Updated 2017-02-15 09:56:37 Global Times

Overseas markets still offer plentiful opportunities

Tightened supervision of advertising by foreign online platforms such as Facebook will only have a limited impact on Chinese mobile tool apps' overseas business, and domestic developers are gaining momentum in foreign countries thanks to huge untapped opportunities, experts said on Tuesday.

Facebook "suspendeds all advertising channels" for Chinese tool app developers on February 8, including Beijing-based Qihoo 360 Technology Co and Sungy Mobile, which is based in Guangzhou, South China's Guangdong Province, due to concerns over Chinese advertisers' rule-breaking practices, according to financial news website yicai.com's report on Tuesday.

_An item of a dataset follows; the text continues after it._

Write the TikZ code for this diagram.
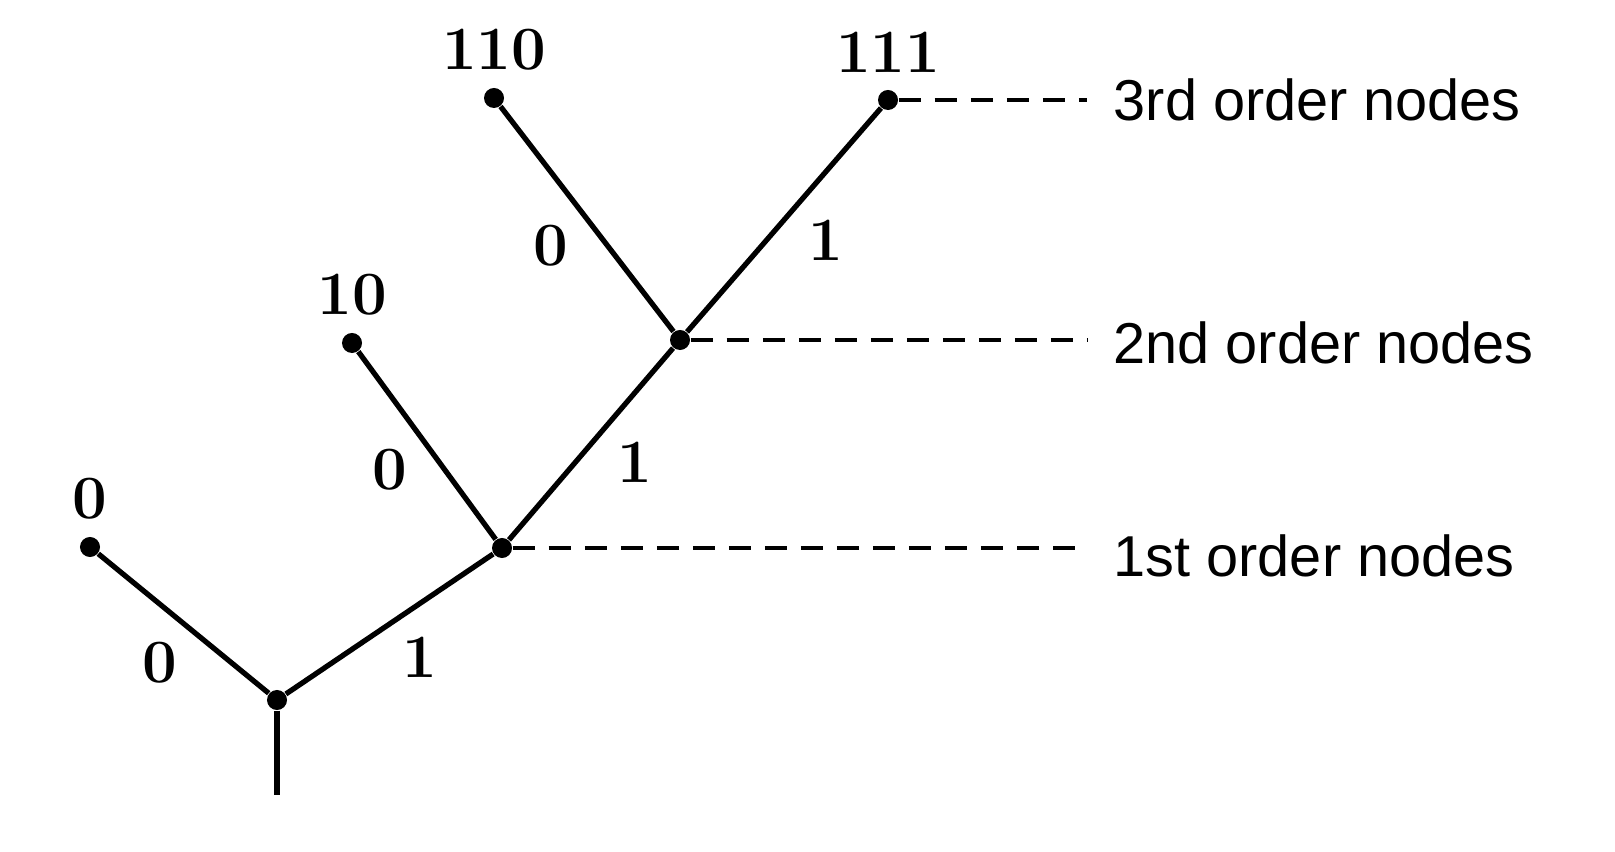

Applications that optimize batteries or clean up smartphone storage use are the targets of Facebook's crackdown this time. Some tool developers have delivered ads similar to smartphone warnings, such as "RAM is full," in a bid to induce users to download their apps, the report said.

Qihoo 360 has not responded to an interview request by the Global Times as of press time. Meanwhile, it is not clear when Facebook will lift the ban on Chinese app developers.

"Given that China's advertising supervision is not strict, many Chinese tool apps tend to make exaggerated or false claims by taking advantage of legal loopholes. Thus they may not be up to the standards of other countries when expanding their business overseas," Li Yi, a senior research fellow at the Internet Research Center under the Shanghai Academy of Social Sciences, told the Global Times on Tuesday.

Foreign ad giants are carrying out stricter standards on Internet marketing. In December 2016, Apple Inc removed several apps of Qihoo 360 from its Apple Store. When apps' improper management affects users' confidence in these platforms, they will instantly ask them to suspend operations and fix the problem, according to Li.

The moves taken by Facebook and the Apple Store, which represent almost half of the online advertising traffic segment in the US, has sparked concerns among industry players over whether Chinese app developers will lose their overseas turf in the absence of effective digital marketing platforms.

However, a spokesperson at Cheetah Mobile Inc, who declined to be identified, told the Global Times on Tuesday that the ban is likely to "have a limited influence on the company's oversea operations."

So far, Cheetah Mobile has launched several tool apps such as Clean Master in the US market.

"Most new users opt to install the app voluntarily. Cheetah Mobile has built a complete promotion mechanism globally, where users brought by a single channel, like Facebook, account for less than 10 percent of the total traffic," according to a statement the company sent to the Global Times on Tuesday.

The tightened grip over the industry, in a similar vein, is conducive to the company's consolidation of its leading position in foreign markets, the statement noted. "Users are more willing to choose apps that have built a huge base and good reputation."

Experts also pointed out that Facebook's move will not affect these apps' operations overseas in the long run, but it will improve their reliability.

Liu Dingding, an independent Internet industry analyst, told the Global Times on Tuesday that this issue will push Chinese companies to improve their internal disciplines and develop qualified products to protect users' security, legal rights and interests.

Li pointed out that Chinese developers of apps should figure out how to directly expand their presence abroad instead of relying heavily on platforms such as Facebook, Google and the Apple Store. "Too much reliance on these platforms makes domestic companies too passive," he said.

In recent years, many domestic tool app developers have rushed overseas in search of untapped opportunities. Most successful Internet companies in the overseas markets are those producing tool apps.

While China's app developers compete fiercely in the domestic market to fight for roughly 700 million Internet users, the overseas market is still an uncharted ocean, Li said. Besides, most of China's tool apps are free and updated frequently, making them more popular in overseas markets, according to Li.